The Minister indicated that she would not exercise her discretion to allow the request of the Canadian taxpayer (“Dow”) a requested “downward” adjustment under s. 247(10) (to increase the interest expense of Dow on a loan from a Swiss affiliate); and subsequently assessed Dow so as to make upward transfer pricing adjustments, but not any downward adjustment. After appealing a reassessment to the Tax Court, a Rule 58 question was posed, which was essentially whether it was the Tax Court that had jurisdiction regarding Dow’s challenge to this denial, or whether the only recourse was to the Federal Court for judicial review of the Minister’s decision to disallow.
Côté J, for the three dissenting Justices, indicated (at para. 131):
While the Minister generally has no discretion in determining a taxpayer’s liability … the power the Minister has under s. 247(10) is not permissive when a downward adjustment is sought and/or established … [and] must be exercised in order to determine the amount of tax liability. Since a decision under s. 247(10) directly impacts the amount of income and taxable income and precedes the determination of the ultimate amount of tax owing, such a decision is inextricably linked to the assessment. Therefore, in its essential nature, a taxpayer’s objection to the Minister’s decision to deny a downward transfer pricing adjustment pertains to the amount of tax owing.
Furthermore, although “the Tax Court does not have the power to substitute its opinion for that of the Minister” (para. 200), the words of s. 171(1)(b)(iii) “imply ... that the Tax Court may, in referring the assessment back for reconsideration and reassessment, remit the matter of the downward pricing adjustment to the Minister as part of a ‘reconsideration’” (para. 200).
Kasirer J, in speaking for the majority, found that the Minister’s decision under s. 247(10) cannot be appealed as part of an appeal of an assessment to the Tax Court. Among other considerations, he indicated:
- “Dow’s position would upset Parliament’s choice to leave judicial review of discretionary administrative acts to the Federal Court, where an appropriate standard of reasonableness review may be applied and where the proper administrative law remedies are available” (para. 5).

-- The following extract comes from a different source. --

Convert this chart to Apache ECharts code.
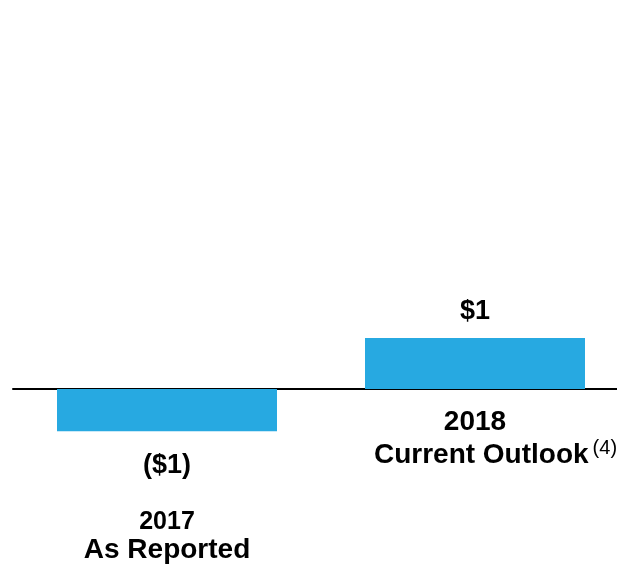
<!DOCTYPE html>
<html>
<head>
<meta charset="utf-8">
<script src="https://cdn.jsdelivr.net/npm/echarts@6/dist/echarts.min.js"></script>
<style>html,body{margin:0;padding:0;background:#fff}#c{width:617px;height:566px}</style>
</head>
<body>
<div id="c"></div>
<script>
const categories = ['2017', '2018'];
const subtitles = ['As Reported', 'Current Outlook'];
const footnotes = ['', '(4)'];
const values = [-0.83, 1.0];
const valueLabels = ['($1)', '$1'];

const chart = echarts.init(document.getElementById('c'), null, {renderer: 'canvas'});
const FONT = '"Liberation Sans", Arial, sans-serif';
chart.setOption({
  animation: false,
  grid: {left: 13, right: -12, top: 83, bottom: 177, outerBoundsMode: 'none', containLabel: false},
  xAxis: {
    type: 'category',
    data: categories,
    axisLine: {show: true, onZero: false, lineStyle: {color: '#000', width: 2}},
    axisTick: {show: false},
    splitLine: {show: false},
    axisLabel: {
      margin: 18,
      interval: 0,
      verticalAlign: 'top',
      formatter: function (v, i) {
        if (values[i] < 0) {
          return '{gap|}\n{y2|' + v + '}\n{b2|' + subtitles[i] + '}';
        }
        return '{b|' + v + '}\n{sp|}{b|' + subtitles[i] + '}{sup|' + footnotes[i] + '}';
      },
      rich: {
        gap: {height: 102, lineHeight: 102},
        y2: {fontFamily: FONT, fontWeight: 'bold', fontSize: 25, color: '#000', lineHeight: 26},
        b2: {fontFamily: FONT, fontWeight: 'bold', fontSize: 28, color: '#000', lineHeight: 30},
        b: {fontFamily: FONT, fontWeight: 'bold', fontSize: 28, color: '#000', lineHeight: 31},
        sp: {width: 41},
        sup: {fontFamily: FONT, fontSize: 20, color: '#000', padding: [0, 0, 14, 4]}
      }
    }
  },
  yAxis: {
    type: 'value', min: 0, max: 6, show: false, splitLine: {show: false}
  },
  series: [{
    type: 'bar',
    clip: false,
    data: values.map(v => ({value: v, label: {position: v < 0 ? 'bottom' : 'top', distance: v < 0 ? 21 : 13}})),
    barWidth: 220,
    itemStyle: {color: '#27A9E1'},
    label: {
      show: true,
      formatter: function (p) { return valueLabels[p.dataIndex]; },
      fontFamily: FONT, fontWeight: 'bold', fontSize: 27, color: '#000'
    }
  }]
});
</script>
</body>
</html>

- The Dow position that the Minister’s decision under s. 247(10) is part of an assessment, was “inconsistent with the understanding of a tax assessment as a ‘product’ and not a ‘process’” (para. 6).
- Dow’s theory would lower the “bar by interpreting s. 18.5 to exclude the Federal Court’s jurisdiction not just where a decision is subject to an express statutory appeal, but also where it is merely captured by an appeal provision by implication” – which was “likely to provoke litigation about which discretionary decisions are caught, implicitly, by statutory appeal provisions in other settings” (para. 8).
- Given Dow’s acknowledgement that, if the Minister did not issue an assessment after she made a discretionary decision under s. 247(10), her decision could be challenged by way of judicial review in the Federal Court, this implied “an untenable solution in which the Federal Court would retain its judicial review jurisdiction over discretionary decisions by the Minister as a general rule, but it would lose its jurisdiction to conduct judicial review of those same discretionary decisions if they are followed by assessments” – which raised the “difficulty of there being two different courts — applying two different standards of review — with jurisdiction to review discretionary decisions under s. 247(10), depending on whether or not an assessment is issued after the decision is made” (para. 95).
- The remedies granted to the Tax Court did not extend to the power to vary or quash an s. 247(10) opinion of the Minister, so that “[i]f the Tax Court issues an order for reconsideration and reassessment, the Minister will simply be required to issue a reassessment that correctly reflects the very decision that the taxpayer sought to challenge since that decision would not have been quashed” and “an order for reconsideration and reassessment cannot compel the Minister to reconsider her discretionary decision under s. 247(10) because such a decision is not an assessment nor part of one” (para. 105).